Terriers in general, don’t seem to be as sensitive to human stuff, so I didn’t immediately think much of it. In the same instant I realized the man’s tone had suddenly calmed and I watched the blood in his flushed angry face, visibly recede. I followed the gaze of his eyes downward down toward his legs. There was Reilly; he had walked over and gently placed his chin on the guy’s knee in mid scream and with what I gauged to be a quizzical expression so as if to say “what’s wrong, can I do anything?” looked up at him. A calmness seized the room and by the time I looked up at him, he was smiling, patted Reilly, and apologized for the outburst.

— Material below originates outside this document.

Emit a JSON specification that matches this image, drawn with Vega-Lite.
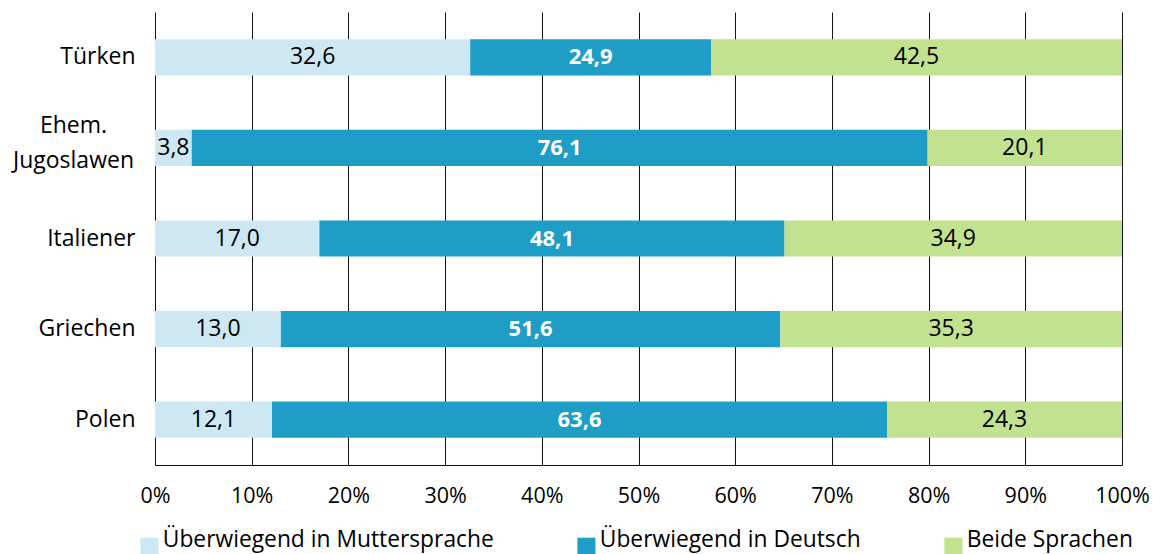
{
  "$schema": "https://vega.github.io/schema/vega-lite/v6.json",
  "autosize": "none",
  "width": 967,
  "height": 453,
  "padding": {"left": 155, "top": 12, "right": 34, "bottom": 89},
  "config": {
    "font": "Open Sans",
    "view": {"stroke": null},
    "locale": {"number": {"decimal": ",", "thousands": ".", "grouping": [3], "currency": ["", " €"]}}
  },
  "data": {
    "values": [
      {"g": "Türken", "s": "Überwiegend in Muttersprache", "k": 1, "v": 32.6},
      {"g": "Türken", "s": "Überwiegend in Deutsch", "k": 2, "v": 24.9},
      {"g": "Türken", "s": "Beide Sprachen", "k": 3, "v": 42.5},
      {"g": "Ehem. Jugoslawen", "s": "Überwiegend in Muttersprache", "k": 1, "v": 3.8},
      {"g": "Ehem. Jugoslawen", "s": "Überwiegend in Deutsch", "k": 2, "v": 76.1},
      {"g": "Ehem. Jugoslawen", "s": "Beide Sprachen", "k": 3, "v": 20.1},
      {"g": "Italiener", "s": "Überwiegend in Muttersprache", "k": 1, "v": 17.0},
      {"g": "Italiener", "s": "Überwiegend in Deutsch", "k": 2, "v": 48.1},
      {"g": "Italiener", "s": "Beide Sprachen", "k": 3, "v": 34.9},
      {"g": "Griechen", "s": "Überwiegend in Muttersprache", "k": 1, "v": 13.0},
      {"g": "Griechen", "s": "Überwiegend in Deutsch", "k": 2, "v": 51.6},
      {"g": "Griechen", "s": "Beide Sprachen", "k": 3, "v": 35.3},
      {"g": "Polen", "s": "Überwiegend in Muttersprache", "k": 1, "v": 12.1},
      {"g": "Polen", "s": "Überwiegend in Deutsch", "k": 2, "v": 63.6},
      {"g": "Polen", "s": "Beide Sprachen", "k": 3, "v": 24.3}
    ]
  },
  "transform": [
    {"stack": "v", "groupby": ["g"], "sort": [{"field": "k", "order": "ascending"}], "as": ["x0", "x1"], "offset": "normalize"},
    {"calculate": "(datum.x0 + datum.x1) / 2", "as": "xm"}
  ],
  "encoding": {
    "y": {
      "field": "g", "type": "nominal",
      "sort": ["Türken", "Ehem. Jugoslawen", "Italiener", "Griechen", "Polen"],
      "scale": {"paddingInner": 0.6, "paddingOuter": 0.3},
      "axis": {
        "title": null, "domain": false, "ticks": false,
        "labelPadding": {"condition": {"test": "datum.value == 'Ehem. Jugoslawen'", "value": 82}, "value": 20},
        "labelAlign": {"condition": {"test": "datum.value == 'Ehem. Jugoslawen'", "value": "center"}, "value": "right"},
        "labelFontSize": 23, "labelColor": "#000", "labelLineHeight": 35,
        "labelOffset": {"condition": {"test": "datum.value == 'Ehem. Jugoslawen'", "value": -22}, "value": 0},
        "labelExpr": "datum.value == 'Ehem. Jugoslawen' ? ['Ehem.', 'Jugoslawen'] : datum.value"
      }
    }
  },
  "layer": [
    {
      "mark": {"type": "bar"},
      "encoding": {
        "x": {
          "field": "x0", "type": "quantitative",
          "scale": {"domain": [0, 1], "nice": false},
          "axis": {
            "title": null, "values": [0, 0.1, 0.2, 0.3, 0.4, 0.5, 0.6, 0.7, 0.8, 0.9, 1],
            "format": ".0%", "grid": true, "gridColor": "#111", "gridOpacity": 1, "gridWidth": 1,
            "domainColor": "#111", "domainWidth": 1, "ticks": false,
            "labelFontSize": 21.5, "labelColor": "#000", "labelPadding": 20, "labelFlush": false
          }
        },
        "x2": {"field": "x1"},
        "color": {
          "field": "s", "type": "nominal",
          "scale": {
            "domain": ["Überwiegend in Muttersprache", "Überwiegend in Deutsch", "Beide Sprachen"],
            "range": ["#CDE8F2", "#1E9DC6", "#C3E28F"]
          },
          "legend": {
            "title": null, "orient": "none", "direction": "horizontal", "columns": 3,
            "legendX": -17, "legendY": 523, "symbolType": "square", "symbolSize": 324,
            "symbolStrokeWidth": 0, "symbolOpacity": 1, "labelFontSize": 22.8, "labelColor": "#000",
            "labelOffset": 2, "columnPadding": 81, "labelLimit": 500, "labelBaseline": "alphabetic"
          }
        }
      }
    },
    {
      "transform": [{"filter": "datum.k != 2"}],
      "mark": {"type": "text", "fontSize": 23, "color": "#000", "align": "center", "baseline": "middle"},
      "encoding": {
        "x": {"field": "xm", "type": "quantitative"},
        "text": {"field": "v", "type": "quantitative", "format": ".1f"}
      }
    },
    {
      "transform": [{"filter": "datum.k == 2"}],
      "mark": {"type": "text", "fontSize": 22, "color": "#fff", "fontWeight": "bold", "align": "center", "baseline": "middle"},
      "encoding": {
        "x": {"field": "xm", "type": "quantitative"},
        "text": {"field": "v", "type": "quantitative", "format": ".1f"}
      }
    }
  ]
}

No mere mortal mediator could have done the same. Dogs have a capacity to trigger a human response and dissipate stress in ways unavailable to other humans. Since then, there have been countless other examples revealing their talent as conflict mediators. Even if dogs merely pretend to like us for the security and comfort they obtain, we as humans gain more than a fair trade-off in support and service. It is a pretense that works to our advantage. nd, as further benefit, that would to do any wily dog proud, all expenses—food, toys, vet bills—can be bona fide tax write-offs, although I might need to bring Rugger and Reilly with me to the IRS audit to soften their hard hearts as only dogs can do.
Postscript: Reilly and Rugger died within three weeks of one another in 1999. Their work was carried on by Bean, a beguiling Wheaten Terrier, who passed in 2016. They are deeply missed.
Consider co-mediating with a dog. Not only will he or she likely be amenable to all your fancy human tricks, unlike other mediators you might team with, but the presence will help you appear to be the person your dog seems to think you are.